EXERCISE ->
Take every line from the first down to the line with "const pctLabels = ['49%', '37%', '14%'];" and set it down exactly, without the pictures.

===============

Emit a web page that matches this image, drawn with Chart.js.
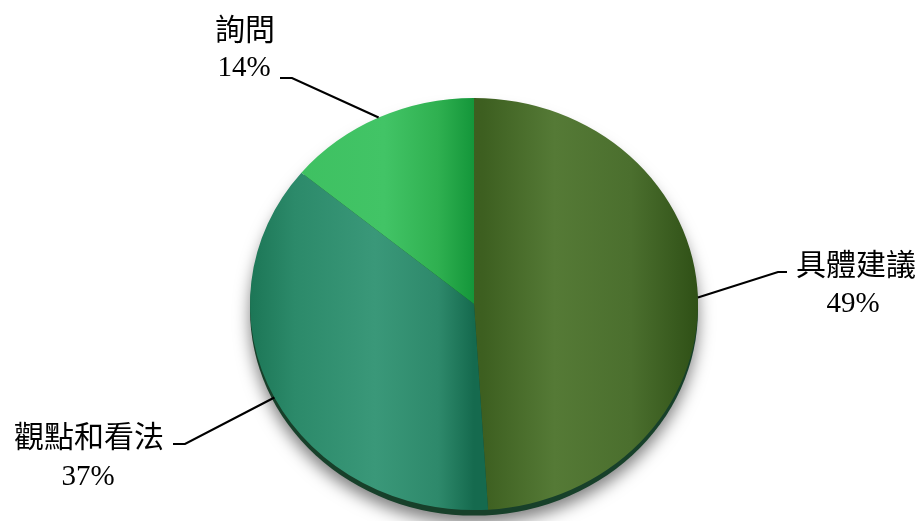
<!DOCTYPE html>
<html><head><meta charset="utf-8">
<script src="https://cdn.jsdelivr.net/npm/chart.js@4.4.1/dist/chart.umd.min.js"></script>
<style>html,body{margin:0;padding:0;background:#fff;}#wrap{width:921px;height:521px;position:relative;}</style>
</head><body>
<div id="wrap"><canvas id="c" width="921" height="521"></canvas></div>
<script>
const categories = ['具體建議', '觀點和看法', '詢問'];
const values = [49, 37, 14];
const pctLabels = ['49%', '37%', '14%'];

const Y_SCALE = 0.92;
const stops = [
  [[0.0,'#3a5b1e'],[0.52,'#3d5f20'],[0.68,'#557a36'],[0.85,'#4b6f2e'],[1.0,'#2f5016']],
  [[0.0,'#1c7656'],[0.1,'#2c8a6a'],[0.28,'#3a9879'],[0.42,'#2e896b'],[0.5,'#156a4e'],[1,'#156a4e']],
  [[0.0,'#3cbf5f'],[0.3,'#42c466'],[0.42,'#2fb050'],[0.5,'#14963a'],[1,'#14963a']]
];
function bg(ctx){
  const chart = ctx.chart, a = chart.chartArea;
  if(!a) return '#4a6';
  const cx = (a.left+a.right)/2, r = 224;
  const g = chart.ctx.createLinearGradient(cx-r,0,cx+r,0);
  stops[ctx.dataIndex].forEach(s=>g.addColorStop(s[0],s[1]));
  return g;
}

const labelPos = [
  {tx:856, ty:264, px:853, py:304, line:[[787,272],[778,272]]},
  {tx:89,  ty:436, px:88,  py:477, line:[[173,444],[185,444]]},
  {tx:245, ty:29,  px:244, py:68,  line:[[280,78],[292,78]]}
];

const squash = {
  id:'squash',
  beforeDatasetsDraw(chart){
    const arc = chart.getDatasetMeta(0).data[0];
    const c = chart.ctx;
    c.save();
    c.translate(arc.x, arc.y);
    c.scale(1, Y_SCALE);
    c.save();
    c.shadowColor='rgba(0,0,0,0.5)';
    c.shadowBlur=16; c.shadowOffsetY=8;
    c.beginPath(); c.arc(0,6,arc.outerRadius,0,Math.PI*2);
    c.fillStyle='#17402a'; c.fill();
    c.restore();
    c.translate(-arc.x, -arc.y);
  },
  afterDatasetsDraw(chart){ chart.ctx.restore(); },
  afterDraw(chart){
    const c = chart.ctx;
    const meta = chart.getDatasetMeta(0);
    c.save();
    meta.data.forEach((arc,i)=>{
      const mid = (arc.startAngle+arc.endAngle)/2;
      const ex = arc.x + Math.cos(mid)*arc.outerRadius;
      const ey = arc.y + Math.sin(mid)*arc.outerRadius*Y_SCALE;
      const p = labelPos[i];
      c.beginPath();
      c.moveTo(p.line[0][0], p.line[0][1]);
      c.lineTo(p.line[1][0], p.line[1][1]);
      c.lineTo(ex, ey);
      c.strokeStyle='#000'; c.lineWidth=2.2; c.stroke();
      c.fillStyle='#000'; c.textAlign='center'; c.textBaseline='middle';
      c.font='30px "Noto Sans CJK TC", serif';
      c.fillText(categories[i], p.tx, p.ty);
      c.font='29px "Liberation Serif", serif';
      c.fillText(pctLabels[i], p.px, p.py);
    });
    c.restore();
  }
};

new Chart(document.getElementById('c'), {
  type:'pie',
  data:{labels:categories, datasets:[{data:values, backgroundColor:bg, borderWidth:0, radius:224}]},
  options:{
    responsive:false, animation:false, events:[],
    layout:{padding:{left:27,right:0,top:87,bottom:0}},
    plugins:{legend:{display:false}, tooltip:{enabled:false}}
  },
  plugins:[squash]
});
</script>
</body></html>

===============

TASK ANSWER ->
Emit a web page that matches this image, drawn with Chart.js.
<!DOCTYPE html>
<html><head><meta charset="utf-8">
<script src="https://cdn.jsdelivr.net/npm/chart.js@4.4.1/dist/chart.umd.min.js"></script>
<style>html,body{margin:0;padding:0;background:#fff;}#wrap{width:921px;height:521px;position:relative;}</style>
</head><body>
<div id="wrap"><canvas id="c" width="921" height="521"></canvas></div>
<script>
const categories = ['具體建議', '觀點和看法', '詢問'];
const values = [49, 37, 14];
const pctLabels = ['49%', '37%', '14%'];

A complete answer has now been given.